Present to me a video file that will fail to playback on my NTFS formatted hard drive but will playback on the Vero’s internal storage or an ext4 formatted hard drive.
I have tested this extensively and have yet to find a video that plays on one but not the other.
Yes benchmarks will show performance differences, that’s never been debated.
But those differences are beyond the threshold of standard video playback so moving from NTFS to ext4 should make no difference to the OP.
I will get back on this one. My problem is, that the specific movie I’ve been testing is almost 80Gb… This wouldn’t fit on the eMMC. But at the moment I don’t have a laptop with such capacity free to move files over and re-format.
First and foremost. let me just say I love your work and I love the Vero.
I have no personal issues with you and I think you are a great guy who has gone above and beyond in your support for the product.
That being said, I have to continue to disagree with you on this issue of NTFS giving video playback issues.
There is simply no proof of that and plenty of proof that it works just fine even with the most demanding videos.
Thanks for linking to a test I did that showed problems with the ext4 file system and which I also claimed that my results must be some weird outlier and to be ignored, but existed none the less.
“I wouldn’t take my test results as anything conclusive because I find it hard to believe ex4 write performance was only 9MB/s.”

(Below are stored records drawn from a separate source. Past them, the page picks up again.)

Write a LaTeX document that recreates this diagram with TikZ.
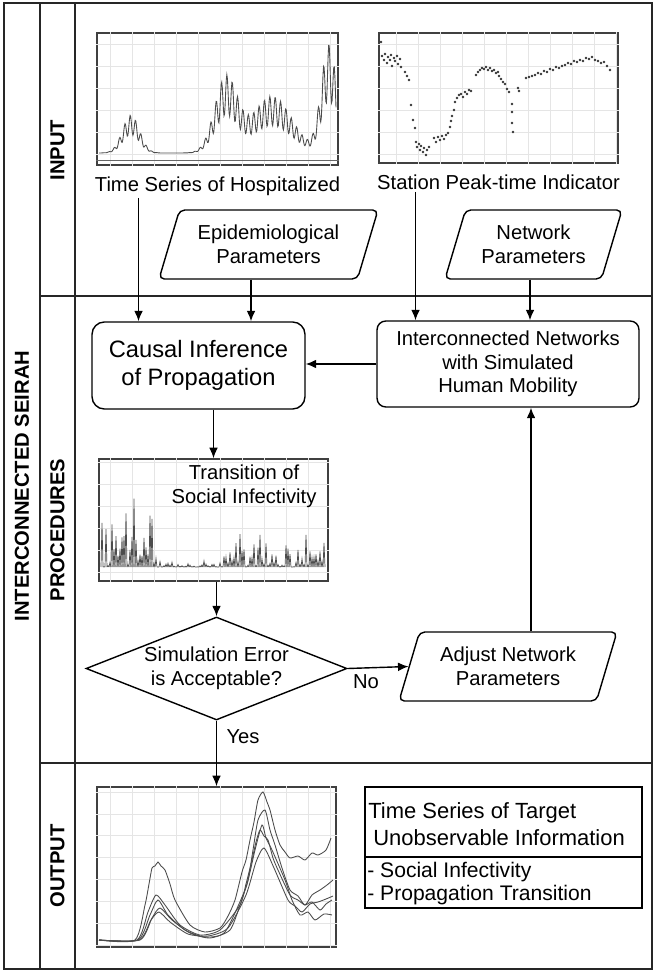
\documentclass[tikz,border=0pt]{standalone}
\usepackage{fontspec}
\setmainfont{Liberation Sans}
\usetikzlibrary{positioning,shapes,arrows.meta}

\begin{document}
\begin{tikzpicture}[x=0.02cm, y=-0.02cm,
    lane/.style={draw=black!85, line width=0.8pt},
    lanelabel/.style={rotate=90, font=\bfseries\fontsize{11.5}{13}\selectfont},
    body/.style={font=\fontsize{11.5}{13.5}\selectfont, align=center},
    box/.style={body, draw, line width=0.8pt, rounded corners=7pt, inner sep=0pt},
    para/.style={body, draw, line width=0.8pt, shape=trapezium, trapezium left angle=62, trapezium right angle=118, trapezium stretches body, rounded corners=3pt, inner sep=0pt, minimum height=1.38cm},
    chartbox/.style={draw=black!75, line width=0.9pt, inner sep=0pt},
    gridline/.style={draw=black!10, line width=0.4pt},
    dataline/.style={draw=black!70, line width=0.5pt},
    arr/.style={draw, line width=0.8pt, -{Latex[length=6pt, width=5pt]}}]
        \useasboundingbox (0,0) rectangle (655,973);
        % swim lanes
        \draw[lane] (4,3) rectangle (652,969);
        \draw[lane] (40,3) -- (40,969) (75,3) -- (75,969) (40,296) -- (652,296) (40,763) -- (652,763);
        \node[lanelabel] (seirah) at (22,486) {INTERCONNECTED SEIRAH};
        \node[lanelabel] (inlane) at (57.5,150) {INPUT};
        \node[lanelabel] (proclane) at (57.5,530) {PROCEDURES};
        \node[lanelabel] (outlane) at (57.5,866) {OUTPUT};

        % input
        \node[chartbox, minimum width=4.82cm, minimum height=2.64cm] (hospchart) at (217.5,99) {};
        \draw[gridline] (hospchart.south west) grid[step=0.44cm] (hospchart.north east);
        \draw[black!60, line width=0.6pt] ([yshift=0.1cm]hospchart.south west) -- ([yshift=0.1cm]hospchart.south east);
        \draw[dataline] plot[domain=99:336, samples=420, variable=\t] (\t, {153 - (28*exp(0-((\t-131)/12)^2) + 55*exp(0-((\t-226)/16)^2) + 42*exp(0-((\t-272)/28)^2) + 80*exp(0-((\t-329)/11)^2))*(1+0.35*sin(mod(\t,5.37)*67))});
        \node[body, inner sep=1pt] (hosplbl) [below=0.18cm of hospchart] {Time Series of Hospitalized};

        \node[chartbox, minimum width=4.78cm, minimum height=2.6cm] (stachart) at (498.5,98) {};
        \draw[gridline] (stachart.south west) grid[step=0.44cm] (stachart.north east);
        \foreach \px/\py in {381/42, 382/56, 384/60, 385/54, 387/63, 388/57, 390/60, 391/55, 392/66, 394/58, 395/61, 397/56, 398/64, 400/59, 401/67,
            405/72, 407/76, 409/80, 411/105, 413/120, 415/128,
            416/142, 417/147, 419/144, 420/150, 421/146, 423/152, 424/148, 426/155, 427/150, 429/147,
            434/138, 436/142, 438/137, 440/140, 442/136, 444/139, 446/135, 448/133,
            450/127, 451/121, 452/116, 454/110, 455/102,
            457/98, 459/95, 461/94, 463/97, 465/92, 467/94, 469/90, 471/91,
            476/75, 478/72, 480/70, 482/68, 484/69, 486/67, 488/70, 490/68, 492/71, 494/70, 496/73, 498/72, 499/76,
            501/79, 503/82, 505/84, 507/89, 509/92,
            512/104, 512/112, 512/123, 513/132,
            518/88, 519/91,
            526/78, 529/77, 532/76, 535/75, 538/73, 541/74, 544/71, 547/72, 550/69, 553/70, 556/67, 559/68, 562/66, 565/65,
            568/63, 571/64, 574/61, 577/62, 580/60, 583/61, 586/58, 589/59, 592/57, 595/60, 598/61, 601/63, 604/62, 607/66, 610/70}
            \fill[black!80] (\px,\py) circle (0.75pt);
        \node[body, inner sep=1pt] (stalbl) [below=0.18cm of stachart] {Station Peak-time Indicator};

        \node[para, minimum width=4.38cm] (epipar) at (268.5,244.5) {Epidemiological\\Parameters};
        \node[para, minimum width=3.54cm] (netpar) at (533.5,244.5) {Network\\Parameters};

        % procedures
        \node[box, font=\fontsize{13.5}{16}\selectfont, minimum width=4.26cm, minimum height=1.74cm] (causal) at (198.5,365.5) {Causal Inference\\of Propagation};
        \node[box, rounded corners=5pt, minimum width=5.24cm, minimum height=1.72cm] (inter) at (508,364) {Interconnected Networks\\with Simulated\\Human Mobility};

        \node[chartbox, minimum width=4.58cm, minimum height=2.44cm] (socchart) at (213.5,520) {};
        \draw[gridline] (socchart.south west) grid[step=0.44cm] (socchart.north east);
        \pgfmathsetseed{5}
        \foreach \sx in {101,103,...,323}{
            \pgfmathsetmacro\sh{((\sx<157) ? 100 : ((\sx<222) ? 7 : 40))*rnd*rnd}
            \draw[dataline, line width=0.4pt] (\sx,567) -- ({\sx+1},{567-\sh}) -- ({\sx+2},567);
        }
        \node[body] (soclbl) at (244,486) {Transition of\\Social Infectivity};

        \node[draw, line width=0.8pt, shape=diamond, aspect=2.5, inner sep=0pt, body, minimum width=5.22cm, minimum height=2.06cm] (diam) at (216.5,668.5) {Simulation Error\\is Acceptable?};
        \node[para, minimum width=4.36cm] (adjpar) at (508,666.5) {Adjust Network\\Parameters};

        % output
        \node[chartbox, minimum width=4.78cm, minimum height=3.2cm] (outchart) at (216.5,867) {};
        \draw[gridline] (outchart.south west) grid[step=0.44cm] (outchart.north east);
        \begin{scope}[dataline]
            \draw plot[smooth, tension=0.4] coordinates {(99,940) (135,940) (145,905) (149,884) (152,868) (155,866) (158,862) (161,866) (165,870) (170,884) (175,900) (190,925) (205,932) (220,928) (228,916) (235,900) (242,872) (246,860) (250,840) (254,822) (258,800) (263,792) (267,802) (270,810) (275,830) (280,845) (285,852) (290,858) (298,856) (305,860) (312,853) (318,855) (326,850) (331,838)};
            \draw plot[smooth, tension=0.4] coordinates {(99,940) (137,940) (148,912) (156,895) (165,905) (180,925) (200,935) (220,930) (240,905) (246,884) (252,860) (256,842) (260,830) (264,836) (268,840) (273,858) (278,870) (290,895) (298,900) (305,905) (312,902) (320,910) (326,904) (332,900)};
            \draw plot[smooth, tension=0.4] coordinates {(99,940) (138,940) (150,915) (158,900) (168,915) (185,930) (205,937) (225,932) (245,890) (250,872) (255,850) (262,825) (266,838) (272,850) (285,880) (292,900) (300,915) (308,912) (315,920) (324,914) (332,915)};
            \draw plot[smooth, tension=0.4] coordinates {(99,940) (140,940) (152,918) (160,908) (172,920) (190,933) (210,938) (230,930) (240,905) (248,880) (253,850) (258,820) (265,810) (270,830) (275,845) (282,868) (290,890) (298,896) (305,905) (312,895) (320,890) (327,885) (333,880)};
            \draw plot[smooth, tension=0.4] coordinates {(99,940) (139,940) (151,920) (159,912) (170,922) (188,934) (208,936) (228,928) (246,895) (256,862) (264,848) (274,868) (288,900) (295,906) (302,912) (310,904) (318,902) (326,899) (333,896)};
        \end{scope}

        \node[draw, line width=0.8pt, minimum width=5.54cm, minimum height=2.42cm, inner sep=0pt] (outinfo) at (503.5,847.5) {};
        \draw[line width=0.8pt] (outinfo.west |- 0,857) -- (outinfo.east |- 0,857);
        \node[anchor=west, align=left, inner sep=0pt, font=\fontsize{12.5}{15.4}\selectfont] (outtitle) at (368,824.5) {Time Series of Target\\\hspace{0.1cm}Unobservable Information};
        \node[anchor=west, align=left, inner sep=0pt, font=\fontsize{12}{13.2}\selectfont] (outlist) at (367,883.5) {- Social Infectivity\\- Propagation Transition};

        % connectors
        \draw[arr] ([xshift=-1.58cm]hosplbl.south) -- ([xshift=-1.58cm]hosplbl.south |- causal.north);
        \draw[arr] ([xshift=-0.35cm]epipar.south) -- ([xshift=-0.35cm]epipar.south |- causal.north);
        \draw[arr] ([xshift=-1.66cm]stalbl.south) -- ([xshift=-1.66cm]stalbl.south |- inter.north);
        \draw[arr] ([xshift=-0.07cm]netpar.south) -- ([xshift=-0.07cm]netpar.south |- inter.north);
        \draw[arr] (inter.west) -- (inter.west -| causal.east);
        \draw[arr] (socchart.north |- causal.south) -- (socchart.north);
        \draw[arr] (diam.north |- socchart.south) -- (diam.north);
        \draw[arr] (diam.east) -- node[body, below, pos=0.3] {No} (adjpar.west);
        \draw[arr] ([xshift=0.46cm]adjpar.north) -- ([xshift=0.46cm]adjpar.north |- inter.south);
        \draw[arr] (diam.south) -- node[body, right=2pt, pos=0.25] {Yes} (diam.south |- outchart.north);
\end{tikzpicture}
\end{document}
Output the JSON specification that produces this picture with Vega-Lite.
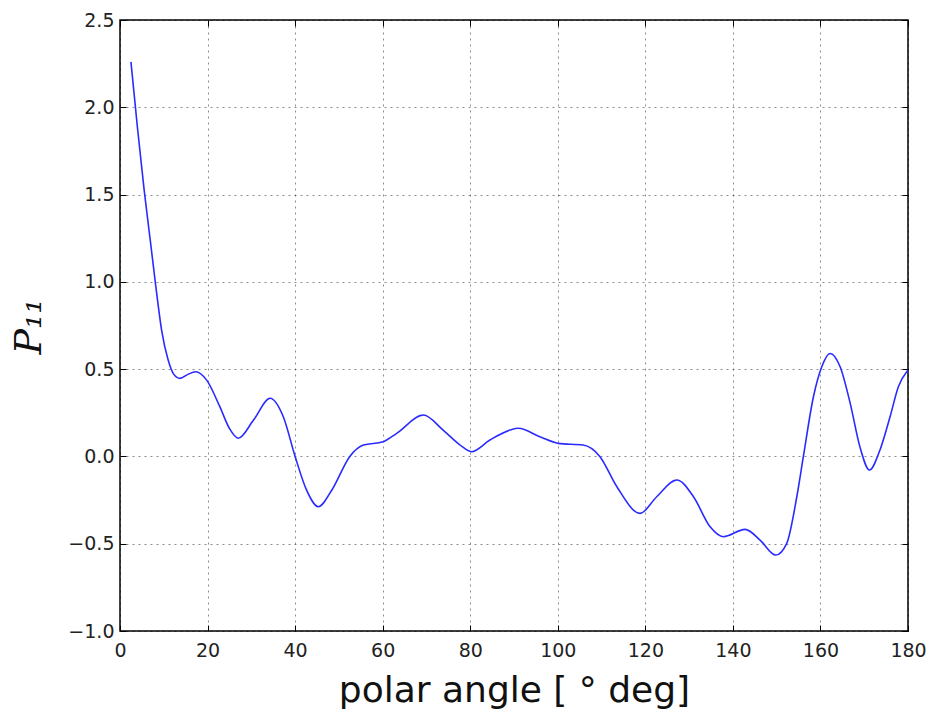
{
  "$schema": "https://vega.github.io/schema/vega-lite/v6.json",
  "autosize": "none",
  "width": 788,
  "height": 611,
  "padding": {"left": 120, "top": 20, "right": 24, "bottom": 80},
  "background": "white",
  "config": {
    "view": {"stroke": "black", "strokeWidth": 1.5},
    "axis": {
      "domain": false,
      "grid": true,
      "gridColor": "#000000",
      "gridOpacity": 0.45,
      "gridDash": [2, 4],
      "gridWidth": 1,
      "tickColor": "#000000",
      "tickSize": -6,
      "tickWidth": 1,
      "labelFont": "DejaVu Sans",
      "labelFontSize": 19,
      "labelColor": "#222222",
      "titleColor": "#111111",
      "titleFontWeight": "normal"
    }
  },
  "data": {
    "values": [
      {"angle": 2.5, "p11": 2.26},
      {"angle": 4.0, "p11": 1.88},
      {"angle": 5.5, "p11": 1.53},
      {"angle": 7.0, "p11": 1.22},
      {"angle": 8.2, "p11": 0.97},
      {"angle": 9.5, "p11": 0.724},
      {"angle": 11.0, "p11": 0.552},
      {"angle": 12.3, "p11": 0.47},
      {"angle": 13.7, "p11": 0.447},
      {"angle": 15.5, "p11": 0.47},
      {"angle": 17.3, "p11": 0.485},
      {"angle": 19.8, "p11": 0.437},
      {"angle": 22.8, "p11": 0.285},
      {"angle": 25.0, "p11": 0.16},
      {"angle": 27.0, "p11": 0.104},
      {"angle": 30.5, "p11": 0.208},
      {"angle": 34.3, "p11": 0.333},
      {"angle": 37.3, "p11": 0.227},
      {"angle": 40.0, "p11": 0.0},
      {"angle": 42.6, "p11": -0.192},
      {"angle": 45.3, "p11": -0.288},
      {"angle": 48.4, "p11": -0.192},
      {"angle": 52.5, "p11": 0.0},
      {"angle": 55.6, "p11": 0.065},
      {"angle": 60.1, "p11": 0.084},
      {"angle": 63.2, "p11": 0.132},
      {"angle": 69.3, "p11": 0.237},
      {"angle": 73.8, "p11": 0.151},
      {"angle": 77.7, "p11": 0.065},
      {"angle": 80.3, "p11": 0.027},
      {"angle": 84.5, "p11": 0.094},
      {"angle": 89.1, "p11": 0.151},
      {"angle": 91.0, "p11": 0.161},
      {"angle": 95.9, "p11": 0.113},
      {"angle": 100.1, "p11": 0.075},
      {"angle": 105.8, "p11": 0.065},
      {"angle": 109.6, "p11": 0.0},
      {"angle": 113.5, "p11": -0.174},
      {"angle": 118.8, "p11": -0.326},
      {"angle": 122.6, "p11": -0.231},
      {"angle": 127.2, "p11": -0.135},
      {"angle": 131.0, "p11": -0.231},
      {"angle": 134.8, "p11": -0.403},
      {"angle": 137.8, "p11": -0.46},
      {"angle": 142.8, "p11": -0.418},
      {"angle": 146.2, "p11": -0.479},
      {"angle": 149.8, "p11": -0.565},
      {"angle": 152.3, "p11": -0.498},
      {"angle": 154.6, "p11": -0.231},
      {"angle": 156.1, "p11": 0.0},
      {"angle": 158.4, "p11": 0.342},
      {"angle": 160.3, "p11": 0.514},
      {"angle": 162.2, "p11": 0.59},
      {"angle": 164.5, "p11": 0.514},
      {"angle": 166.8, "p11": 0.304},
      {"angle": 169.0, "p11": 0.056},
      {"angle": 171.2, "p11": -0.078},
      {"angle": 173.6, "p11": 0.037},
      {"angle": 175.9, "p11": 0.227},
      {"angle": 177.8, "p11": 0.399},
      {"angle": 180.0, "p11": 0.495}
    ]
  },
  "layer": [
    {
      "mark": {"type": "line", "color": "#2b2bff", "strokeWidth": 1.6, "interpolate": "monotone", "clip": true},
      "encoding": {
        "x": {
          "field": "angle", "type": "quantitative",
          "scale": {"domain": [0, 180], "nice": false, "zero": false},
          "axis": {
            "values": [0, 20, 40, 60, 80, 100, 120, 140, 160, 180],
            "format": "d",
            "labelPadding": 16,
            "labelFlush": false,
            "title": "polar angle [ °  deg]",
            "titleFont": "DejaVu Sans",
            "titleFontSize": 36,
            "titleBaseline": "alphabetic",
            "titleY": 70
          }
        },
        "y": {
          "field": "p11", "type": "quantitative",
          "scale": {"domain": [-1.0, 2.5], "nice": false, "zero": false},
          "axis": {
            "values": [-1.0, -0.5, 0.0, 0.5, 1.0, 1.5, 2.0, 2.5],
            "format": ".1f",
            "labelPadding": 12,
            "labelFlush": false,
            "title": "P₁₁",
            "titleFont": "DejaVu Serif",
            "titleFontStyle": "italic",
            "titleFontSize": 38,
            "titleBaseline": "alphabetic",
            "titleX": -80,
            "titleY": 306
          }
        }
      }
    },
    {
      "mark": {"type": "point", "opacity": 0},
      "encoding": {
        "x": {
          "field": "angle", "type": "quantitative",
          "axis": {"orient": "top", "values": [0, 20, 40, 60, 80, 100, 120, 140, 160, 180], "labels": false, "grid": false, "title": null}
        },
        "y": {
          "field": "p11", "type": "quantitative",
          "axis": {"orient": "right", "values": [-1.0, -0.5, 0.0, 0.5, 1.0, 1.5, 2.0, 2.5], "labels": false, "grid": false, "title": null}
        }
      }
    }
  ],
  "resolve": {"axis": {"x": "independent", "y": "independent"}}
}
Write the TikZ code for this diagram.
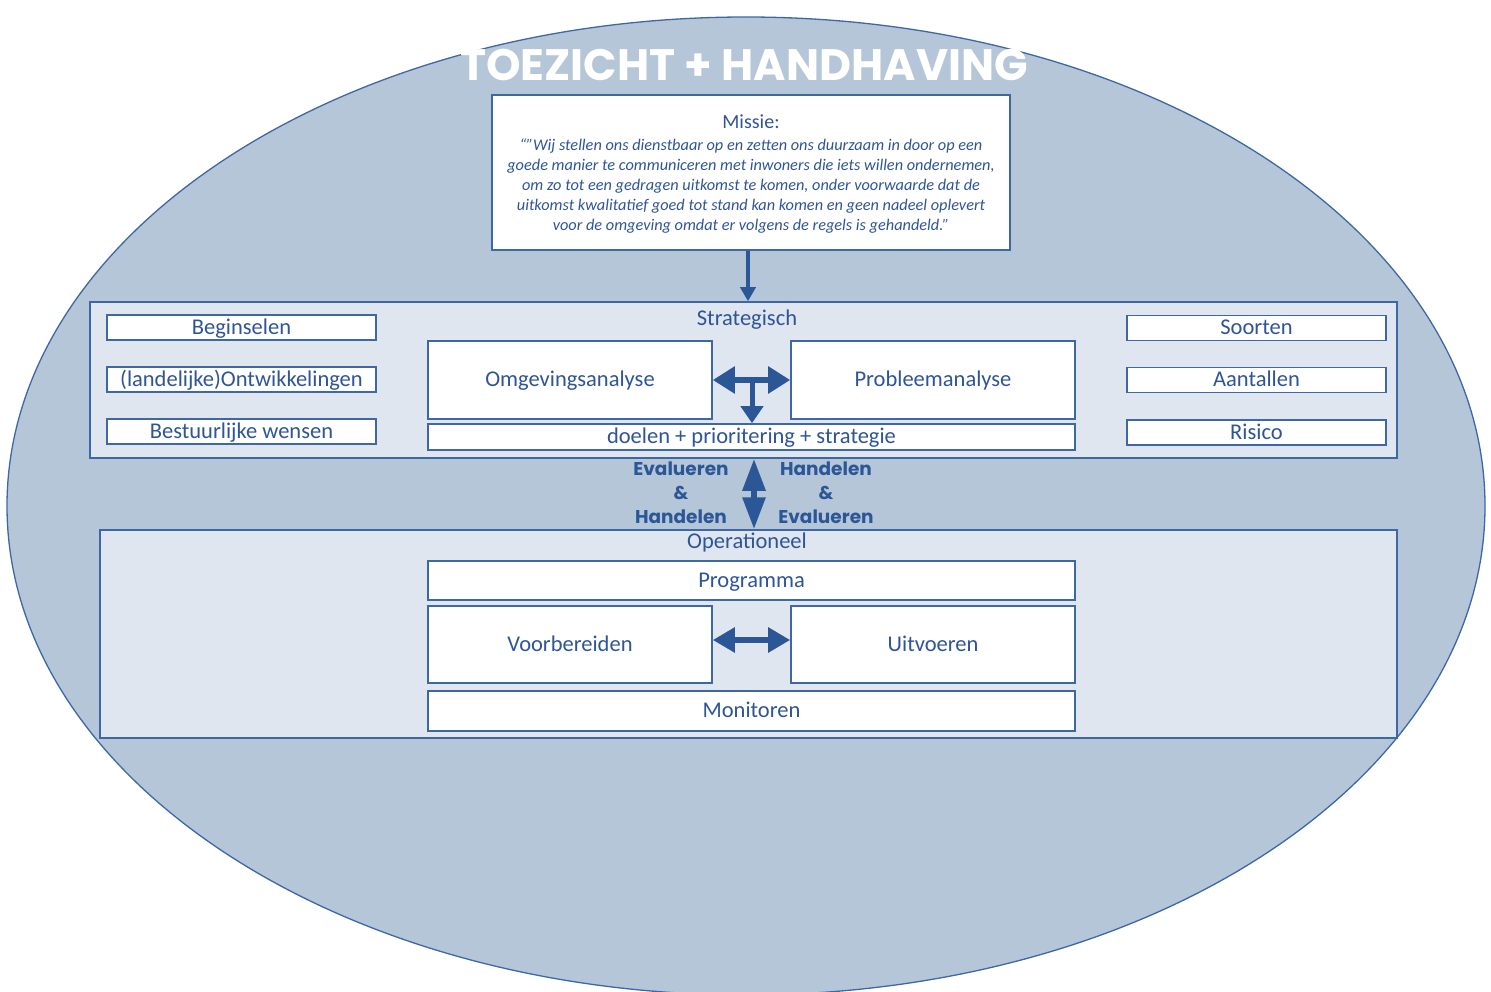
\documentclass[tikz,border=0pt]{standalone}
\usepackage{fontspec}
\setmainfont{Carlito}
\newfontfamily\titlefont{Poppins}
\usetikzlibrary{arrows.meta}
\definecolor{ellfill}{HTML}{B5C6D9}
\definecolor{edgeblue}{HTML}{3D68A5}
\definecolor{panelfill}{HTML}{DFE6EF}
\definecolor{txtblue}{HTML}{2F5597}
\definecolor{arrblue}{HTML}{2B5797}
\tikzset{
  panel/.style={draw=edgeblue, fill=panelfill, line width=1.5pt, inner sep=0pt},
  wbox/.style={draw=edgeblue, fill=white, line width=1.6pt, inner sep=0pt, text=txtblue, font=\fontsize{22.5}{24}\selectfont, text height=15pt, text depth=1.5pt},
  lbl/.style={text=txtblue, font=\fontsize{22.5}{24}\selectfont, inner sep=0pt},
  evl/.style={text=arrblue, font=\titlefont\bfseries\fontsize{18.5}{24}\selectfont, align=center, inner sep=0pt},
  arr/.style={draw=arrblue, line width=#1},
}
\begin{document}
\begin{tikzpicture}[x=1pt,y=-1pt]
\useasboundingbox (0,0) rectangle (1491,992);
\begin{scope}
\clip (0,0) rectangle (1491,992);
\fill[ellfill] (746,506) ellipse [x radius=739, y radius=489];
\draw[edgeblue, line width=1.3pt] (746,506) ellipse [x radius=739, y radius=489];
\end{scope}

\node[text=white, font=\titlefont\bfseries\fontsize{44}{44}\selectfont, inner sep=0pt] (title) at (744,65) {TOEZICHT + HANDHAVING};

% mission
\node[draw=edgeblue, fill=white, line width=1.6pt, inner sep=0pt, minimum width=518, minimum height=155] (missie) at (751,172.5) {};
\node[lbl, font=\fontsize{20}{20}\selectfont] (missietitle) at (751,122) {Missie:};
\node[lbl, font=\itshape\fontsize{16.3}{20}\selectfont, align=center] (missietext) at (751,186) {%
“"Wij stellen ons dienstbaar op en zetten ons duurzaam in door op een\\
goede manier te communiceren met inwoners die iets willen ondernemen,\\
om zo tot een gedragen uitkomst te komen, onder voorwaarde dat de\\
uitkomst kwalitatief goed tot stand kan komen en geen nadeel oplevert\\
voor de omgeving omdat er volgens de regels is gehandeld."};

% strategic panel
\node[panel, minimum width=1307, minimum height=156] (strat) at (743.5,380) {};
\node[lbl] (stratlbl) at (747,320) {Strategisch};
\node[wbox, minimum width=269, minimum height=25] (beg) at (241.5,327.5) {Beginselen};
\node[wbox, minimum width=269, minimum height=25] (ont) at (241.5,379.5) {(landelijke)Ontwikkelingen};
\node[wbox, minimum width=269, minimum height=25] (bes) at (241.5,431.5) {Bestuurlijke wensen};
\node[wbox, minimum width=259, minimum height=25] (soo) at (1256.5,328) {Soorten};
\node[wbox, minimum width=259, minimum height=25] (aan) at (1256.5,380) {Aantallen};
\node[wbox, minimum width=259, minimum height=25] (ris) at (1256.5,432.5) {Risico};
\node[wbox, minimum width=284, minimum height=78] (omg) at (570,380) {Omgevingsanalyse};
\node[wbox, minimum width=284, minimum height=78] (prob) at (933,380) {Probleemanalyse};
\node[wbox, minimum width=647, minimum height=26] (doel) at (751.5,437) {doelen + prioritering + strategie};

% operational panel
\node[panel, minimum width=1297, minimum height=208] (oper) at (748.5,634) {};
\node[lbl] (operlbl) at (747,542) {Operationeel};
\node[wbox, minimum width=647, minimum height=39] (prog) at (751.5,580.5) {Programma};
\node[wbox, minimum width=284, minimum height=77] (voor) at (570,644.5) {Voorbereiden};
\node[wbox, minimum width=284, minimum height=77] (uitv) at (933,644.5) {Uitvoeren};
\node[wbox, minimum width=647, minimum height=40] (mon) at (751.5,711) {Monitoren};

% evaluation labels
\node[evl] (evl1) at (681,493) {Evalueren\\\&\\Handelen};
\node[evl] (evl2) at (826,493) {Handelen\\\&\\Evalueren};

% arrows
\coordinate (ax1) at (748,0);
\draw[arr=4pt, -{Triangle[length=14pt,width=15pt]}] (missie.south -| ax1) -- (strat.north -| ax1);

\coordinate (ay1) at (0,380);
\draw[arr=6pt, {Triangle[length=22pt,width=26pt]}-{Triangle[length=22pt,width=26pt]}] (omg.east |- ay1) -- (prob.west |- ay1);
\coordinate (ax2) at (752,0);
\draw[arr=5pt, -{Triangle[length=17pt,width=22pt]}] (752,378) -- (doel.north -| ax2);

\coordinate (ay2) at (0,640);
\draw[arr=6pt, {Triangle[length=22pt,width=24pt]}-{Triangle[length=22pt,width=24pt]}] (voor.east |- ay2) -- (uitv.west |- ay2);

\coordinate (ax3) at (754,0);
\draw[arr=6pt, {Triangle[length=32pt,width=22pt]}-{Triangle[length=32pt,width=22pt]}] (strat.south -| ax3) -- (oper.north -| ax3);
\end{tikzpicture}
\end{document}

You’re the one who’s doing people a disservice when you give misleading information about performance like you did in that thread right after the post of mine you just linked.
That is just not true and I really don’t understand why you keep perpetuating this false claim.
I have so many untouched UHD videos on my NTFS hard drives that play without any issue it’s ridiculous.
(The only issue I ever see is audio drop out on certain known Disney movies, which ext4 has the same issue.)
Some people love Linux and hate Windows, maybe that’s your thing, I don’t know.
I don’t have a horse in this file system race and I have Linux machines and Windows machines (both have their pros and cons).
It would be really nice if we could help this guy fix his strange issue with out getting him side tracked.
You suggest he changes his file system (that can be a big to do). I suggest that’s not it and he should look into the other trouble shooting methods (GUI resolution, etc.).
Anyone who really cares to know the truth about NTFS v ext4 in real world video playback performance can read that thread and see that I’m not just some special guy with some special Vero that just magically likes NTFS.
Just two posts below the post you linked:
And I won’t mention how I lost 113GB of data because of ext4s delayed file allocation failed on me once and how I’ve never lost a single byte of data yet with NTFS.
We’ll see what ends up being the solution for the OPs problem, but I seriously doubt it has anything to do with the file system.
PS: I’m open to testing any file you think wont playback over NTFS via USB2.0.
Check out: NTFS-3G FAQ - Tuxera. It covers a lot of details about why NTFS is so slow when being operated in userspace.
There’s been a lot of eager reception since Paragon recently announced plans to mainline their NTFS code in to the Linux kernel. Unfortunately their initial patch was just a single commit without any atomicity, so it isn’t suitable for inclusion and will likely need several revisions before it is eligible. Whether Paragon put in the effort to do this remains to be seen.
NTFS mounts could be performed by the kernel if we knew for a certainty that a user only needed an RO mount. The problem stems from the fact that writing doesn’t work with a kernel module, so we have to run everything through userspace.
You’ve clearly had some issues with ext4 and as such I can appreciate your reluctance to use it.
Some of the speeds you’ve reported in your previous posts don’t seem right, and it should still be the case that NTFS will hit CPU bottlenecks before it starts to saturate the maximum speeds of USB2.
NTFS is a robust filesystem. It’s used on almost all Windows PCs. But its Linux implementation leaves much to be desired. I am also unsure of how robust its fsck implementation is – but provided you have a Windows system at hand, that is a non-issue.
I haven’t personally tested, but a 400Mbps jellyfish clip would probably show a significant difference on ext4 and NTFS. The reason being that when the CPU is being taxed significantly, we’re losing time to serve the decoder ISR. If we start missing our timeslot, we aren’t pushing back frames to the VPU and render pathway in time, which will result in stutters.
I’d honestly suggest that the user tries playing back a file from eMMC or another drive formatted as ext4 or exFAT. Yes – migrating filesystems is indeed a big ask, which is why this should be verified by the user first. But I would not suggest this unless I genuinely believed that this could be an issue here. I don’t want to waste anyone’s time (mine or OP’s).
They each have their strengths.
We will launch a product next year which will be heavily dependent on Windows Server infrastructure – because we cannot stabilise the workload reliably under Linux (thanks to NVIDIA). I’m not an ext4 fanboy or a hater of NTFS, but it should be appreciated that its performance is degraded on Linux systems. Even if you disagree with the belief that there are 4K files that will not play well with an NTFS filesystem on the Vero 4K +, I think we could probably find common ground that an ext4 filesystem will outperform NTFS in terms of throughput.
In the longer term, two things will happen:
We will release more powerful Vero devices, so CPU usage will be more powerful and more tolerant of the load that FUSE based filesystems cause
NTFS (with write) support will likely be merged in the kernel one day, and this will mean that we no longer need to use FUSE at all.
We don’t have to agree on everything. There is no offence taken by your comments – we just take different views on the matter.